The IDC report said it expects strong, continued investment by the private and public sector in urban areas. The competitiveness of the market means solution suppliers should take a data-driven approach to developing products and services, and understanding buyer trends.
Along those very lines, companies like Driver Engagement provide a software system that engages, communicates with, and proactively monitors, all drivers at a carrier for satisfaction, with the purpose being to improve driver retention. Their purpose-built Driver CRM (Customer Relationship Management) software provides a single place from where the carrier manages every driver interaction, whether it is driver requests, news, policy books, vacation scheduling, payroll distribution, surveys, scorecards, rewards and recognitions, or any other driver-related matters.
“We have found that by being proactive and organized, carriers remove and reduce friction from their driver interactions, leading to drivers feeling appreciated and cared for, rather than being neglected,” says Colin Ruskin, Driver Engagement’s CEO.
“We’ve been hearing a lot from drivers that nobody cares about them.
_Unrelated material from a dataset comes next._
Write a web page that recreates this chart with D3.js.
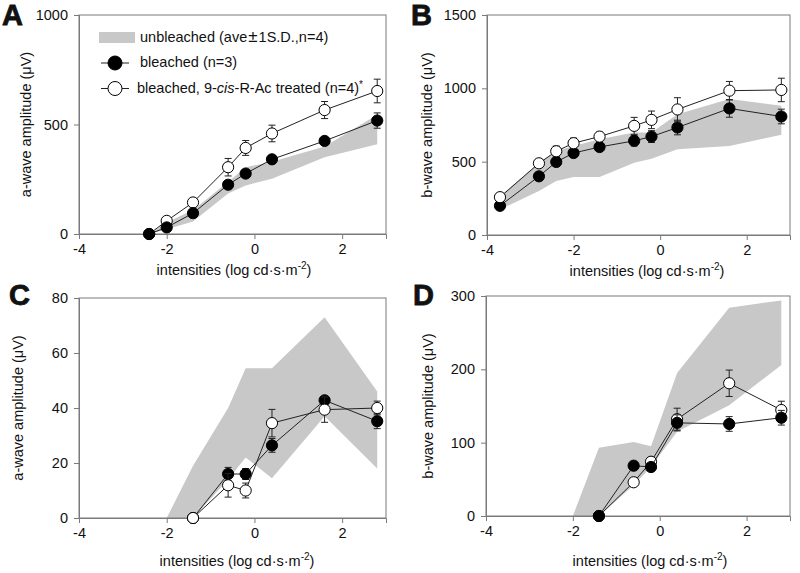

And I got the same kind of feedback. Caring and respect are very abstract. How do we make it real? When someone complains about it, how do people respond? So when we set out to build a CRM, it was with the idea that we were listening to the drivers,” says Ruskin.
“A lot of carriers that are using our platform are finding positive results, but there’s no magic. You have to keep feeding, loving, caring just like with any human relationship. You can bring donuts to people, but still not everyone’s going to be happy. You have to follow up, engage. Just because you bought a race car, doesn’t mean you’re going to win the race, but without it, you’re definitely not going to.”
While technology continues to permeate industries in and around the world, it doesn’t have to leave you out in the cold. Technology is just another tool in the box, and can be used in creative ways to provide a human touch to improving challenging issues like retention in a capacity-stricken year.